» What is being asked: Copy the data that follows exactly. Include no pictures.

» Source excerpt:
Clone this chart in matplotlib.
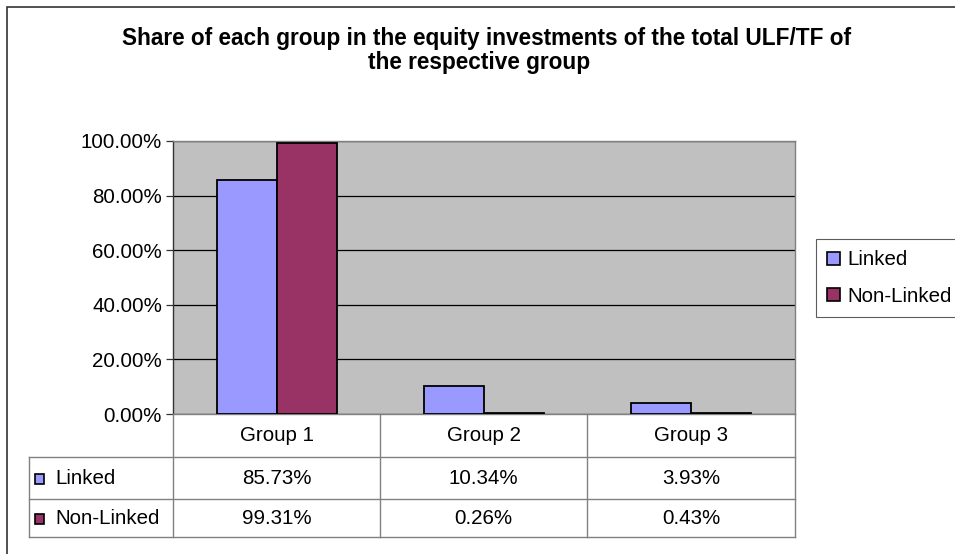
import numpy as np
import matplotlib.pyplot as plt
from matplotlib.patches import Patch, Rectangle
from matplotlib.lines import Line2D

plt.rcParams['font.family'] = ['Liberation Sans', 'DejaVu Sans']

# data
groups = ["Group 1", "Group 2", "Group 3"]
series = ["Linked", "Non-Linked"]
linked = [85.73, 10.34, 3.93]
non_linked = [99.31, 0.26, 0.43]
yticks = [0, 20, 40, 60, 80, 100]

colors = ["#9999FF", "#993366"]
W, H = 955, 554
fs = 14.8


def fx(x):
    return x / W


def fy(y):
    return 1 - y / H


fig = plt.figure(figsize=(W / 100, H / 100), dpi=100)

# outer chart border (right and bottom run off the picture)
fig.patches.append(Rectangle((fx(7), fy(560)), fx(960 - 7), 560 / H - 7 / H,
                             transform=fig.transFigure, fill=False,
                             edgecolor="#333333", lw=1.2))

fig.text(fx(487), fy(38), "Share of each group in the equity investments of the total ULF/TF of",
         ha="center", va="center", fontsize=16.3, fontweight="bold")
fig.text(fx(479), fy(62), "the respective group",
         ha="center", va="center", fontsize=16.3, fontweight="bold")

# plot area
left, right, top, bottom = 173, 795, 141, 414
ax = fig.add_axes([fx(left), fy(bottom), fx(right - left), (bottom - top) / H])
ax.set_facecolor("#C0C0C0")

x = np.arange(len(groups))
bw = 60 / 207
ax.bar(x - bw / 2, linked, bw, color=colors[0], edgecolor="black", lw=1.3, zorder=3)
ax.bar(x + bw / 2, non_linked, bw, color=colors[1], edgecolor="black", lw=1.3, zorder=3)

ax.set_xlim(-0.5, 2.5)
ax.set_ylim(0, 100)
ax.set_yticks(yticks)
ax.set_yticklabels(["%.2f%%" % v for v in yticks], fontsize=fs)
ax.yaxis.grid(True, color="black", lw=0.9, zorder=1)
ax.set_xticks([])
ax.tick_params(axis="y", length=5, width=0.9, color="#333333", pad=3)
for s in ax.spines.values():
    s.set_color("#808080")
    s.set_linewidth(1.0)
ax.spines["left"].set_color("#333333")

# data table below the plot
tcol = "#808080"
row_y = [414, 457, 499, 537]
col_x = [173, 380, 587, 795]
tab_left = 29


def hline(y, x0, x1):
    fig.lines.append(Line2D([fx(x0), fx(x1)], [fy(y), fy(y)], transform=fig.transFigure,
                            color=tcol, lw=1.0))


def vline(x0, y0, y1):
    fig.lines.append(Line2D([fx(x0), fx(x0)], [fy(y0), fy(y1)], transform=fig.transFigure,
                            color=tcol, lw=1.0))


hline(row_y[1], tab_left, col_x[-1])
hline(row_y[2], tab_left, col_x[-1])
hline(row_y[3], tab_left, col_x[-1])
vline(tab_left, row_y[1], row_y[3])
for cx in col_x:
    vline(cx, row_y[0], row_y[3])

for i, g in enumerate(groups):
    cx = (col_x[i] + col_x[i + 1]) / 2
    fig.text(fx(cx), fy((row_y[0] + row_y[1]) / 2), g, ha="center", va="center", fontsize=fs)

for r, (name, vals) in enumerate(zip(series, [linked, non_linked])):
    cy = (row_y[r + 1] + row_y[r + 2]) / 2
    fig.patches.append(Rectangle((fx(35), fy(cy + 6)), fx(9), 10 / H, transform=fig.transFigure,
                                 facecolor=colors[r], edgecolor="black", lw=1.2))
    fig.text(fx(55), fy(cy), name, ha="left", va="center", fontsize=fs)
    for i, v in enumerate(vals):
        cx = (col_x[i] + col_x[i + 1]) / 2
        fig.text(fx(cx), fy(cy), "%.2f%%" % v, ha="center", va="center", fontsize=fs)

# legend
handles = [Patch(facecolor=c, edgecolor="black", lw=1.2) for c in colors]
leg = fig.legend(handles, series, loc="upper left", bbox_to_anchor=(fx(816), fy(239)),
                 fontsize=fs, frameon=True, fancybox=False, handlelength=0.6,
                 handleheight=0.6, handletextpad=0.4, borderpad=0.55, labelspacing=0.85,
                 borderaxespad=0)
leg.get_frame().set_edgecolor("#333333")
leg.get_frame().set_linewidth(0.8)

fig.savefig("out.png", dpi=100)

» Exercise result:
Clone this chart in matplotlib.
import numpy as np
import matplotlib.pyplot as plt
from matplotlib.patches import Patch, Rectangle
from matplotlib.lines import Line2D

plt.rcParams['font.family'] = ['Liberation Sans', 'DejaVu Sans']

# data
groups = ["Group 1", "Group 2", "Group 3"]
series = ["Linked", "Non-Linked"]
linked = [85.73, 10.34, 3.93]
non_linked = [99.31, 0.26, 0.43]
yticks = [0, 20, 40, 60, 80, 100]

colors = ["#9999FF", "#993366"]
W, H = 955, 554
fs = 14.8


def fx(x):
    return x / W


def fy(y):
    return 1 - y / H


fig = plt.figure(figsize=(W / 100, H / 100), dpi=100)

# outer chart border (right and bottom run off the picture)
fig.patches.append(Rectangle((fx(7), fy(560)), fx(960 - 7), 560 / H - 7 / H,
                             transform=fig.transFigure, fill=False,
                             edgecolor="#333333", lw=1.2))

fig.text(fx(487), fy(38), "Share of each group in the equity investments of the total ULF/TF of",
         ha="center", va="center", fontsize=16.3, fontweight="bold")
fig.text(fx(479), fy(62), "the respective group",
         ha="center", va="center", fontsize=16.3, fontweight="bold")

# plot area
left, right, top, bottom = 173, 795, 141, 414
ax = fig.add_axes([fx(left), fy(bottom), fx(right - left), (bottom - top) / H])
ax.set_facecolor("#C0C0C0")

x = np.arange(len(groups))
bw = 60 / 207
ax.bar(x - bw / 2, linked, bw, color=colors[0], edgecolor="black", lw=1.3, zorder=3)
ax.bar(x + bw / 2, non_linked, bw, color=colors[1], edgecolor="black", lw=1.3, zorder=3)

ax.set_xlim(-0.5, 2.5)
ax.set_ylim(0, 100)
ax.set_yticks(yticks)
ax.set_yticklabels(["%.2f%%" % v for v in yticks], fontsize=fs)
ax.yaxis.grid(True, color="black", lw=0.9, zorder=1)
ax.set_xticks([])
ax.tick_params(axis="y", length=5, width=0.9, color="#333333", pad=3)
for s in ax.spines.values():
    s.set_color("#808080")
    s.set_linewidth(1.0)
ax.spines["left"].set_color("#333333")

# data table below the plot
tcol = "#808080"
row_y = [414, 457, 499, 537]
col_x = [173, 380, 587, 795]
tab_left = 29


def hline(y, x0, x1):
    fig.lines.append(Line2D([fx(x0), fx(x1)], [fy(y), fy(y)], transform=fig.transFigure,
                            color=tcol, lw=1.0))


def vline(x0, y0, y1):
    fig.lines.append(Line2D([fx(x0), fx(x0)], [fy(y0), fy(y1)], transform=fig.transFigure,
                            color=tcol, lw=1.0))


hline(row_y[1], tab_left, col_x[-1])
hline(row_y[2], tab_left, col_x[-1])
hline(row_y[3], tab_left, col_x[-1])
vline(tab_left, row_y[1], row_y[3])
for cx in col_x:
    vline(cx, row_y[0], row_y[3])

for i, g in enumerate(groups):
    cx = (col_x[i] + col_x[i + 1]) / 2
    fig.text(fx(cx), fy((row_y[0] + row_y[1]) / 2), g, ha="center", va="center", fontsize=fs)

for r, (name, vals) in enumerate(zip(series, [linked, non_linked])):
    cy = (row_y[r + 1] + row_y[r + 2]) / 2
    fig.patches.append(Rectangle((fx(35), fy(cy + 6)), fx(9), 10 / H, transform=fig.transFigure,
                                 facecolor=colors[r], edgecolor="black", lw=1.2))
    fig.text(fx(55), fy(cy), name, ha="left", va="center", fontsize=fs)
    for i, v in enumerate(vals):
        cx = (col_x[i] + col_x[i + 1]) / 2
        fig.text(fx(cx), fy(cy), "%.2f%%" % v, ha="center", va="center", fontsize=fs)

# legend
handles = [Patch(facecolor=c, edgecolor="black", lw=1.2) for c in colors]
leg = fig.legend(handles, series, loc="upper left", bbox_to_anchor=(fx(816), fy(239)),
                 fontsize=fs, frameon=True, fancybox=False, handlelength=0.6,
                 handleheight=0.6, handletextpad=0.4, borderpad=0.55, labelspacing=0.85,
                 borderaxespad=0)
leg.get_frame().set_edgecolor("#333333")
leg.get_frame().set_linewidth(0.8)

fig.savefig("out.png", dpi=100)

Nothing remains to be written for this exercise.